From all the communities we observe, assist and enrich, we’ve picked up on 3 different avenues for revenue diversification. These are excluding the renting out of registered addresses and meeting rooms, which can be expected in any thriving metropolitan ecosystem.
The first is sponsorship, which is arguably the most attractive, because who wouldn’t want to have ‘free money’ thrown at them? Professional service and technology brands are happy to write cheques to community coordinators, to lock in the exclusive promotion of their offering. What we’ve found is that around 75% of the time, these offerings are not what the member businesses need or even want, but the community manager’s hands are tied by the agreements with sponsoring firms.

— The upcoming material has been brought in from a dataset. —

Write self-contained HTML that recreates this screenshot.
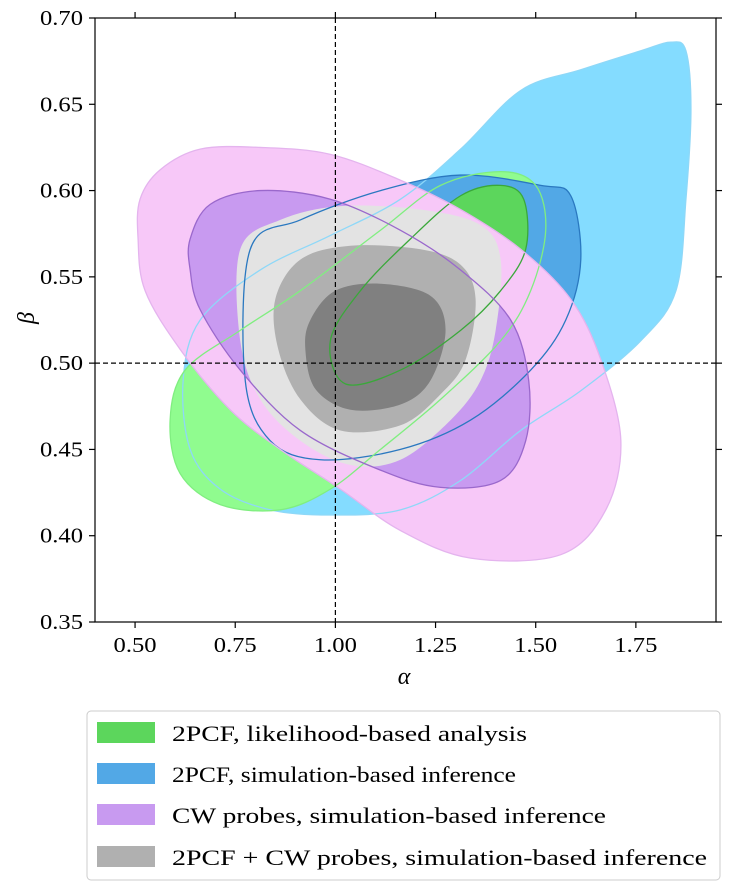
<!DOCTYPE html>
<html><head><meta charset="utf-8"><style>
body{margin:0;background:#fff;width:730px;height:891px;overflow:hidden}
svg text{font-family:"Liberation Serif",serif;fill:#000}
</style></head><body>
<svg id="chart" width="730" height="891" viewBox="0 0 730 891" xmlns="http://www.w3.org/2000/svg">
<g id="marks"></g>
<g id="axes"></g>
<g>
<rect x="87" y="711" width="633" height="169" rx="4" fill="#fff" stroke="#ccc"/>
<rect x="97" y="722" width="58" height="21" fill="#5cd65c"/>
<text x="172" y="741" font-size="22" textLength="355" lengthAdjust="spacingAndGlyphs">2PCF, likelihood-based analysis</text>
<rect x="97" y="763" width="58" height="21" fill="#52a8e6"/>
<text x="172" y="782" font-size="22" textLength="344" lengthAdjust="spacingAndGlyphs">2PCF, simulation-based inference</text>
<rect x="97" y="804" width="58" height="21" fill="#c89af0"/>
<text x="172" y="823" font-size="22" textLength="434" lengthAdjust="spacingAndGlyphs">CW probes, simulation-based inference</text>
<rect x="97" y="846" width="58" height="21" fill="#b0b0b0"/>
<text x="172" y="865" font-size="22" textLength="535" lengthAdjust="spacingAndGlyphs">2PCF + CW probes, simulation-based inference</text>
</g>
</svg>
<script>
const xTicks=[0.50,0.75,1.00,1.25,1.50,1.75];
const yTicks=[0.35,0.40,0.45,0.50,0.55,0.60,0.65,0.70];
const truthAlpha=1.0, truthBeta=0.5;
const blueOuter=[[0.62,0.49],[0.6625,0.525],[0.8125,0.554],[0.9875,0.574],[1.1625,0.595],[1.3125,0.624],[1.4625,0.658],[1.6125,0.67],[1.7625,0.681],[1.8375,0.686],[1.875,0.681],[1.8875,0.647],[1.875,0.595],[1.85,0.542],[1.7625,0.513],[1.6125,0.484],[1.4625,0.461],[1.3125,0.432],[1.1625,0.415],[0.9875,0.412],[0.8375,0.415],[0.7125,0.427],[0.6375,0.45]];
const blueInner=[[0.7875,0.566],[0.9125,0.583],[1.1125,0.600],[1.3125,0.609],[1.5125,0.603],[1.5875,0.597],[1.6125,0.560],[1.575,0.525],[1.4875,0.496],[1.3375,0.467],[1.1625,0.450],[0.9625,0.444],[0.8375,0.455],[0.775,0.490]];
const greenOuter=[[0.5875,0.467],[0.625,0.496],[0.7625,0.519],[0.9125,0.542],[1.1125,0.577],[1.2625,0.603],[1.4125,0.611],[1.5,0.603],[1.525,0.577],[1.4875,0.542],[1.4125,0.513],[1.2625,0.479],[1.1125,0.450],[0.9875,0.427],[0.8625,0.415],[0.7125,0.418],[0.6125,0.436]];
const greenInner=[[0.9875,0.513],[1.0625,0.542],[1.1875,0.572],[1.3125,0.597],[1.4125,0.603],[1.47,0.595],[1.475,0.566],[1.4125,0.542],[1.3125,0.519],[1.1625,0.496],[1.025,0.488]];
const pinkOuter=[[0.5125,0.595],[0.5625,0.612],[0.6625,0.624],[0.8125,0.625],[0.9875,0.621],[1.1625,0.606],[1.3125,0.589],[1.4625,0.566],[1.5875,0.537],[1.6625,0.502],[1.7125,0.455],[1.675,0.415],[1.5625,0.389],[1.3375,0.387],[1.1625,0.403],[1.0125,0.427],[0.8625,0.450],[0.7375,0.473],[0.6125,0.508],[0.525,0.542],[0.5075,0.572]];
const pinkInner=[[0.6375,0.572],[0.6875,0.592],[0.8125,0.600],[0.9875,0.595],[1.1625,0.577],[1.3125,0.554],[1.4375,0.525],[1.4825,0.490],[1.475,0.455],[1.4125,0.432],[1.2625,0.428],[1.1125,0.438],[0.9125,0.461],[0.7625,0.496],[0.6625,0.531],[0.6375,0.554]];
const grayOuter=[[0.7625,0.566],[0.8625,0.583],[1.0125,0.591],[1.2125,0.589],[1.3625,0.580],[1.4125,0.560],[1.4,0.519],[1.3625,0.490],[1.2875,0.467],[1.1625,0.444],[1.0375,0.441],[0.9125,0.455],[0.8125,0.479],[0.7625,0.513]];
const grayMid=[[0.85,0.537],[0.9125,0.560],[1.0375,0.568],[1.2125,0.566],[1.3125,0.557],[1.35,0.537],[1.325,0.502],[1.2625,0.482],[1.1625,0.464],[1.0125,0.461],[0.9125,0.479],[0.8575,0.508]];
const grayInner=[[0.9375,0.525],[1.0,0.542],[1.1125,0.546],[1.2375,0.539],[1.275,0.519],[1.2375,0.490],[1.1625,0.476],[1.0375,0.473],[0.95,0.485],[0.925,0.508]];

const X0=95,X1=716,Y0=18,Y1=622;
const xs=a=>X0+(a-0.4)/(1.95-0.4)*(X1-X0);
const ys=b=>Y1-(b-0.35)/(0.70-0.35)*(Y1-Y0);
const NS='http://www.w3.org/2000/svg';
const marks=document.getElementById('marks'),axes=document.getElementById('axes');
function smooth(pts){
  const p=pts.map(d=>[xs(d[0]),ys(d[1])]);const n=p.length;let s=`M${p[0][0]},${p[0][1]}`;
  for(let i=0;i<n;i++){const p0=p[(i-1+n)%n],p1=p[i],p2=p[(i+1)%n],p3=p[(i+2)%n];
    s+=`C${p1[0]+(p2[0]-p0[0])/6},${p1[1]+(p2[1]-p0[1])/6} ${p2[0]-(p3[0]-p1[0])/6},${p2[1]-(p3[1]-p1[1])/6} ${p2[0]},${p2[1]}`;}
  return s+'Z';}
function contour(pts,fill,stroke,name,parent){
  const el=document.createElementNS(NS,'path');
  el.setAttribute('d',smooth(pts));el.setAttribute('fill',fill);
  if(stroke){el.setAttribute('stroke',stroke);el.setAttribute('stroke-width','1.3');}
  
  
  (parent||marks).appendChild(el);}
contour(blueOuter,'#84dcff',null,'contour-2pcf-sbi-95');
contour(greenOuter,'#90fc8f',null,'contour-2pcf-likelihood-95');
contour(blueInner,'#52a8e6',null,'contour-2pcf-sbi-68');
contour(greenInner,'#5cd65c',null,'contour-2pcf-likelihood-68');
contour(pinkOuter,'#f7c8f8',null,'contour-cw-sbi-95');
contour(pinkInner,'#c89af0',null,'contour-cw-sbi-68');
contour(grayOuter,'#e3e3e3',null,'contour-combined-95');
contour(grayMid,'#b0b0b0',null,'contour-combined-68');
contour(grayInner,'#808080',null,'contour-combined-38');
contour(blueOuter,'none','#8ed8f8','line-2pcf-sbi-95');
contour(blueInner,'none','#2a78c0','line-2pcf-sbi-68');
contour(greenOuter,'none','#80ee80','line-2pcf-likelihood-95');
contour(greenInner,'none','#3aa83a','line-2pcf-likelihood-68');
contour(pinkOuter,'none','#e4b4ee','line-cw-sbi-95');
contour(pinkInner,'none','#9a68cc','line-cw-sbi-68');
function line(x1,y1,x2,y2,name,dash){const l=document.createElementNS(NS,'line');
  l.setAttribute('x1',x1);l.setAttribute('y1',y1);l.setAttribute('x2',x2);l.setAttribute('y2',y2);
  l.setAttribute('stroke','#000');l.setAttribute('stroke-width','1.2');if(dash)l.setAttribute('stroke-dasharray',dash);
  
  
  axes.appendChild(l);}
function text(x,y,s,name,size,anchor,italic,len){const t=document.createElementNS(NS,'text');
  t.setAttribute('x',x);t.setAttribute('y',y);t.setAttribute('font-size',size);t.setAttribute('text-anchor',anchor);
  if(italic)t.setAttribute('font-style','italic');
  if(len){t.setAttribute('textLength',len);t.setAttribute('lengthAdjust','spacingAndGlyphs');}
  t.textContent=s;
  
  
  axes.appendChild(t);return t;}
line(xs(truthAlpha),Y0,xs(truthAlpha),Y1,'truth-alpha-line','5,3');
line(X0,ys(truthBeta),X1,ys(truthBeta),'truth-beta-line','5,3');
const frame=document.createElementNS(NS,'rect');
frame.setAttribute('x',X0);frame.setAttribute('y',Y0);frame.setAttribute('width',X1-X0);frame.setAttribute('height',Y1-Y0);
frame.setAttribute('fill','none');frame.setAttribute('stroke','#000');frame.setAttribute('stroke-width','1.2');


axes.appendChild(frame);
xTicks.forEach(v=>{const x=xs(v);line(x,Y1,x,Y1+6,'x-tick');line(x,Y0,x,Y0-6,'x-tick-top');
  text(x,Y1+30,v.toFixed(2),'x-tick-label',21,'middle',false,43);});
yTicks.forEach(v=>{const y=ys(v);line(X0,y,X0-6,y,'y-tick');line(X1,y,X1+6,y,'y-tick-right');
  text(X0-12,y+7,v.toFixed(2),'y-tick-label',21,'end',false,43);});
text(404,684,'α','x-axis-title',24,'middle',true);
const yl=text(0,0,'β','y-axis-title',24,'middle',true);yl.setAttribute('transform','translate(34,318) rotate(-90)');
</script>
</body></html>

The second is the merger of partnerships and affiliate revenue. Normally delegated to community managers, this creates a bottleneck for the operating team. Not only do they have to deal with a huge amount of non-stop inbound partnership requests, but they also need to somehow figure out if:
a) the service/product supplier is legitimate,
b) the offer will create value for their members,
c) the workspace will make enough revenue to recoup this invested time.
The third is actually where we work every single day. We handle inbound partnership requests, negotiate on behalf of 200 communities, and ensure that the workspaces get a fair apportion of generated revenue on a long-term basis. As we don’t offer any exclusivity, members will never be tied to a single provider, allowing them to discover solutions that their coworkers are using, and saving money with.
This means that the members of each space in our network get access to a growing set of solutions, and the community coordinators can focus on implementing creative ways to connect their members to the solutions. Some of our partner communities are saving their members £1,000’s in unavoidable expenses each month, driving up their own long-term revenue and building great brand loyalty at the same time.
With the price war looming, and the costs of operating increasing, it’s no wonder why so many coworking communities are becoming included too.